Republican presidential hopeful Scott Walker appears to have shifted his stance on allowing automatic citizenship for the children of immigrants who entered the country illegally. In an interview with ABC's "This Week" Sunday, Walker said he does not wish to amend the 14th Amendment to the Constitution, which guarantees citizenship to anyone born on U.S. soil.
That view is seen to be in contrast with a statements made by Walker nearly a week ago, saying he would like to end birthright citizenship. He did not, however, answer whether he agreed with the 14th Amendment.
In a later interview with CNBC Sunday, apparently clarifying his opinion, Walker said his mind isn't made up. "I'm not taking a position on it one way or the other," he said.
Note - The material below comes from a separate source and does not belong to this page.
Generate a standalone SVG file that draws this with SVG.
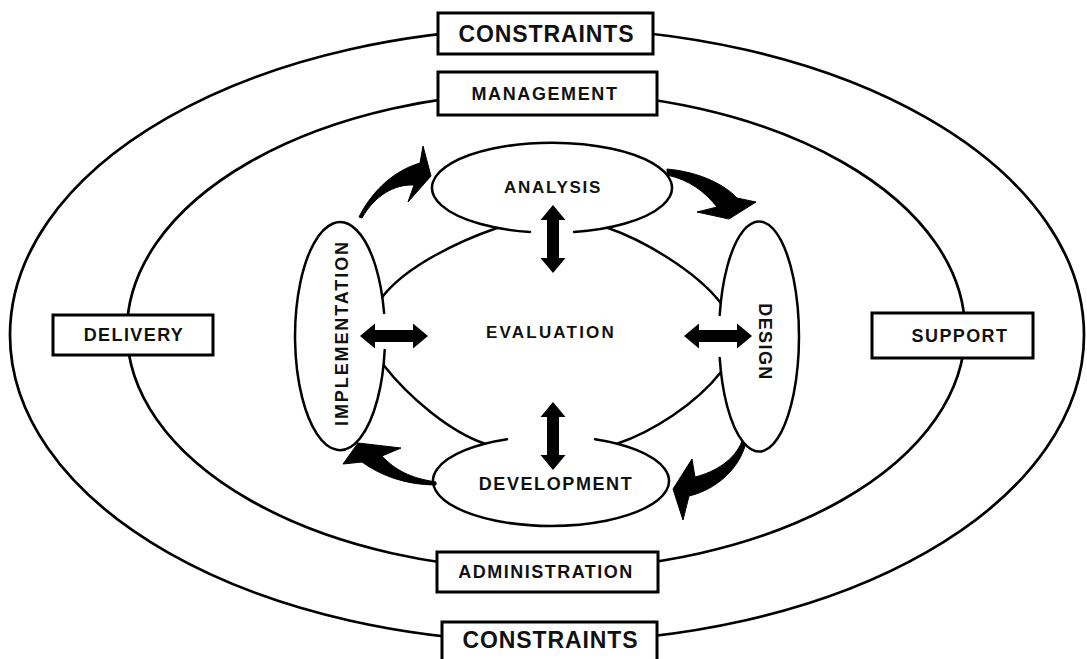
<svg xmlns="http://www.w3.org/2000/svg" width="1087" height="659" viewBox="0 0 1087 659">
<style>
.ring{fill:none;stroke:#000;stroke-width:2.7}
.box{fill:#fff;stroke:#000;stroke-width:3}
.shape{fill:none;stroke:#000;stroke-width:2.5;stroke-linecap:round}
.lbl{font-family:"Liberation Sans",Arial,sans-serif;font-weight:bold;fill:#111;text-anchor:middle}
.arw{fill:#000;stroke:#000;stroke-width:1;stroke-linejoin:miter}
</style>
<defs>
<path id="dbl" d="M -34 0 L -19 -12.5 L -19 -6 L 19 -6 L 19 -12.5 L 34 0 L 19 12.5 L 19 6 L -19 6 L -19 12.5 Z"/>
</defs>
<rect width="1087" height="659" fill="#fff"/>

<g id="rings">
<ellipse class="ring" cx="547" cy="335" rx="537" ry="307"/>
<ellipse class="ring" cx="546" cy="331" rx="419" ry="239"/>
</g>

<g id="evaluation">
<path class="shape" d="M 382.3 297 C 407 265 462 240 497 228"/>
<path class="shape" d="M 608 228 C 643 240 696 271 720.7 303"/>
<path class="shape" d="M 721 372 C 696 404 652 432 617 443.7"/>
<path class="shape" d="M 485 443.7 C 450 432 408.5 397 383.5 365"/>
<text class="lbl" x="551" y="338" font-size="17" letter-spacing="2.2">EVALUATION</text>
</g>

<g id="analysis">
<path class="shape" d="M 530 232 A 120 45 0 1 1 574 232"/>
<text class="lbl" x="553" y="193" font-size="17" letter-spacing="1.7">ANALYSIS</text>
</g>

<g id="development">
<path class="shape" d="M 507 439.2 A 118 45 0 1 0 595 439.2"/>
<text class="lbl" x="556" y="490" font-size="18" letter-spacing="1.6">DEVELOPMENT</text>
</g>

<g id="implementation">
<path class="shape" d="M 384.1 313 A 45 114 0 1 0 384.7 350"/>
<text class="lbl" transform="translate(348,333) rotate(-90)" font-size="18" letter-spacing="1.9">IMPLEMENTATION</text>
</g>

<g id="design">
<path class="shape" d="M 719.7 315 A 40 115 0 1 1 719.7 358"/>
<text class="lbl" transform="translate(758.5,342) rotate(90)" font-size="18" letter-spacing="1.4">DESIGN</text>
</g>

<g id="constraints-top">
<rect class="box" x="438" y="13" width="215" height="41"/>
<text class="lbl" x="546.5" y="42" font-size="23" letter-spacing="0.9">CONSTRAINTS</text>
</g>

<g id="management">
<rect class="box" x="438" y="72" width="219" height="43"/>
<text class="lbl" x="545" y="100" font-size="18" letter-spacing="1.6">MANAGEMENT</text>
</g>

<g id="administration">
<rect class="box" x="437" y="552" width="221" height="40"/>
<text class="lbl" x="546" y="578" font-size="18" letter-spacing="1.5">ADMINISTRATION</text>
</g>

<g id="constraints-bottom">
<rect class="box" x="442" y="622" width="215" height="42"/>
<text class="lbl" x="550.5" y="648" font-size="23" letter-spacing="0.9">CONSTRAINTS</text>
</g>

<g id="delivery">
<rect class="box" x="53" y="315" width="160" height="40"/>
<text class="lbl" x="134" y="341" font-size="18" letter-spacing="1.4">DELIVERY</text>
</g>

<g id="support">
<rect class="box" x="872" y="313" width="161" height="45"/>
<text class="lbl" x="960" y="342" font-size="18" letter-spacing="1.4">SUPPORT</text>
</g>

<g id="connectors">
<use href="#dbl" transform="translate(394,336)"/>
<use href="#dbl" transform="translate(718,336)"/>
<use href="#dbl" transform="translate(553,239) rotate(90)"/>
<use href="#dbl" transform="translate(553,436) rotate(90)"/>
<path class="arw" d="M 359 217 C 370 195 390 172 420 163 L 423 146 L 431 176 L 408 202 L 414 185 C 395 184 375 195 362 218 Z"/>
<path class="arw" d="M 667 169 C 700 172 725 185 737 198 L 756 202 L 729 219 L 697 212 L 717 207 C 705 192 690 180 667 175 Z"/>
<path class="arw" d="M 742 441 C 735 460 715 472 695 477 L 692 459 L 673 489 L 683 520 L 689 496 C 715 490 738 470 745 446 Z"/>
<path class="arw" d="M 436 482 C 410 478 395 470 382 456 L 401 448 L 358 443 L 343 464 L 362 462 C 380 475 405 485 436 485 Z"/>
</g>
</svg>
Scott Walker makes a complete clown of himself: Now he says he has no position on birthright citizenship http://t.co/6BzJMsqfbi
— Salon.com (@Salon) August 21, 2015
The debate over birthright citizenship erupted last week when Republican front-runner and business tycoon Donald Trump said he would end it, alleging women were traveling to the U.S. just so their children would have American citizenship. Since then, many GOP candidates have taken strong stances, but Walker has come under fire for an opinion that seems ever shifting, the Washington Post said.
In an interview with Fox News last Monday, Walker said his views were similar to Trump's. But asked whether he would amend the 14th Amendment nearly a week later by ABC News Sunday, Walker said, "No."
"My point is any discussion that goes beyond securing the border and enforcing laws are things that should be a red flag to voters out there who for years have heard lip service from politicians and are understandably angry," he added.
Walker was once considered on the more liberal end of the Republican party with regard to immigrant rights and favored a path to citizenship for immigrants who entered the country illegally. More recently, as he has taken a stronger stance on the matter, he has struggled to clarify his views.
Walker, the governor of Wisconsin, is in fourth place in the GOP presidential race, averaging about 7.7 percent support nationally, RealClearPolitics reported.